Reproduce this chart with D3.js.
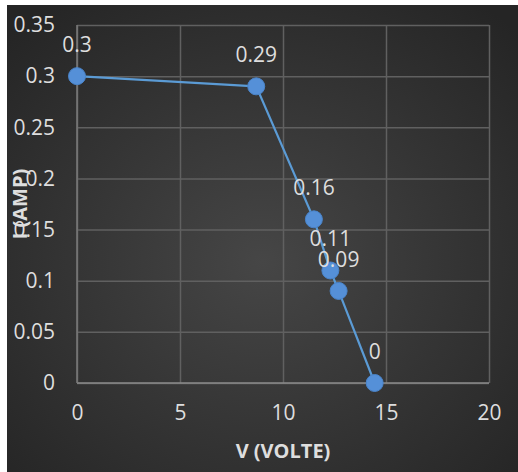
<!DOCTYPE html>
<html><head><meta charset="utf-8">
<script src="https://cdn.jsdelivr.net/npm/d3@7"></script>
<style>html,body{margin:0;padding:0;background:#fff;}svg{display:block;}</style>
</head><body>
<script>
const voltage = [0, 8.7, 11.5, 12.3, 12.7, 14.45];
const current = [0.3, 0.29, 0.16, 0.11, 0.09, 0];
const labels = ["0.3", "0.29", "0.16", "0.11", "0.09", "0"];
const xTicks = [0, 5, 10, 15, 20];
const yTicks = [0, 0.05, 0.1, 0.15, 0.2, 0.25, 0.3, 0.35];
const xTitle = "V (VOLTE)";
const yTitle = "I (AMP)";

const W = 518, H = 472;
const svg = d3.select("body").append("svg").attr("width", W).attr("height", H);
const defs = svg.append("defs");
const grad = defs.append("radialGradient").attr("id", "bg")
  .attr("cx", "50%").attr("cy", "55%").attr("r", "70%");
grad.append("stop").attr("offset", "0%").attr("stop-color", "#464646");
grad.append("stop").attr("offset", "100%").attr("stop-color", "#252525");
svg.append("rect").attr("x", 7).attr("y", 5).attr("width", W - 7).attr("height", H - 5).attr("fill", "url(#bg)");

const x = d3.scaleLinear().domain([0, 20]).range([77, 489]);
const y = d3.scaleLinear().domain([0, 0.35]).range([383, 25]);
const font = "'Open Sans', sans-serif";
const txt = "#dedede";
const grid = "#606060";
const fs = 21;

const g = svg.append("g");
g.append("g").attr("transform", `translate(0,${y(0)})`)
  .call(d3.axisBottom(x).tickValues(xTicks).tickSize(-(y(0) - y(0.35))).tickFormat(""))
  .call(s => s.select(".domain").remove())
  .call(s => s.selectAll("line").attr("stroke", grid).attr("stroke-width", 1.5));
g.append("g").attr("transform", `translate(${x(0)},0)`)
  .call(d3.axisLeft(y).tickValues(yTicks).tickSize(-(x(20) - x(0))).tickFormat(""))
  .call(s => s.select(".domain").remove())
  .call(s => s.selectAll("line").attr("stroke", grid).attr("stroke-width", 1.5));
g.append("line").attr("x1", x(0)).attr("x2", x(20)).attr("y1", y(0)).attr("y2", y(0))
  .attr("stroke", "#8a8a8a").attr("stroke-width", 1.5);
g.append("line").attr("x1", x(0)).attr("x2", x(0)).attr("y1", y(0)).attr("y2", y(0.35))
  .attr("stroke", "#7a7a7a").attr("stroke-width", 1.5);

const xa = svg.append("g").attr("transform", `translate(0,${y(0)})`)
  .call(d3.axisBottom(x).tickValues(xTicks).tickSize(0).tickPadding(22).tickFormat(d3.format("d")));
xa.select(".domain").remove();
xa.selectAll("text").attr("fill", txt).attr("font-family", font).attr("font-size", fs);
const ya = svg.append("g").attr("transform", `translate(${x(0)},0)`)
  .call(d3.axisLeft(y).tickValues(yTicks).tickSize(0).tickPadding(22).tickFormat(d => String(+d.toFixed(2))));
ya.select(".domain").remove();
ya.selectAll("text").attr("fill", txt).attr("font-family", font).attr("font-size", fs);

svg.append("text").attr("x", (x(0) + x(20)) / 2).attr("y", 458).attr("text-anchor", "middle")
  .attr("fill", txt).attr("font-family", font).attr("font-size", 20).attr("font-weight", "bold").text(xTitle);
svg.append("text").attr("transform", `translate(27,${(y(0) + y(0.35)) / 2}) rotate(-90)`).attr("text-anchor", "middle")
  .attr("fill", txt).attr("font-family", font).attr("font-size", 20).attr("font-weight", "bold").text(yTitle);

const pts = voltage.map((v, i) => ({ v, c: current[i], l: labels[i] }));
svg.append("path").datum(pts)
  .attr("d", d3.line().x(d => x(d.v)).y(d => y(d.c)))
  .attr("fill", "none").attr("stroke", "#5b9bd5").attr("stroke-width", 2.2);
svg.append("g").selectAll("circle").data(pts).join("circle")
  .attr("cx", d => x(d.v)).attr("cy", d => y(d.c)).attr("r", 8.5)
  .attr("fill", "#5590d8").attr("stroke", "#4a84c9").attr("stroke-width", 1);
svg.append("g").selectAll("text").data(pts).join("text")
  .attr("x", d => x(d.v)).attr("y", d => y(d.c) - 24).attr("text-anchor", "middle")
  .attr("fill", txt).attr("font-family", font).attr("font-size", fs).text(d => d.l);
</script>
</body></html>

# # # # #

THE EXERCISE: Leave out the pictures and repeat the lines from the start of the material through the line with "const fs = 21;", inclusive.

OUTPUT BELOW:
Reproduce this chart with D3.js.
<!DOCTYPE html>
<html><head><meta charset="utf-8">
<script src="https://cdn.jsdelivr.net/npm/d3@7"></script>
<style>html,body{margin:0;padding:0;background:#fff;}svg{display:block;}</style>
</head><body>
<script>
const voltage = [0, 8.7, 11.5, 12.3, 12.7, 14.45];
const current = [0.3, 0.29, 0.16, 0.11, 0.09, 0];
const labels = ["0.3", "0.29", "0.16", "0.11", "0.09", "0"];
const xTicks = [0, 5, 10, 15, 20];
const yTicks = [0, 0.05, 0.1, 0.15, 0.2, 0.25, 0.3, 0.35];
const xTitle = "V (VOLTE)";
const yTitle = "I (AMP)";

const W = 518, H = 472;
const svg = d3.select("body").append("svg").attr("width", W).attr("height", H);
const defs = svg.append("defs");
const grad = defs.append("radialGradient").attr("id", "bg")
  .attr("cx", "50%").attr("cy", "55%").attr("r", "70%");
grad.append("stop").attr("offset", "0%").attr("stop-color", "#464646");
grad.append("stop").attr("offset", "100%").attr("stop-color", "#252525");
svg.append("rect").attr("x", 7).attr("y", 5).attr("width", W - 7).attr("height", H - 5).attr("fill", "url(#bg)");

const x = d3.scaleLinear().domain([0, 20]).range([77, 489]);
const y = d3.scaleLinear().domain([0, 0.35]).range([383, 25]);
const font = "'Open Sans', sans-serif";
const txt = "#dedede";
const grid = "#606060";
const fs = 21;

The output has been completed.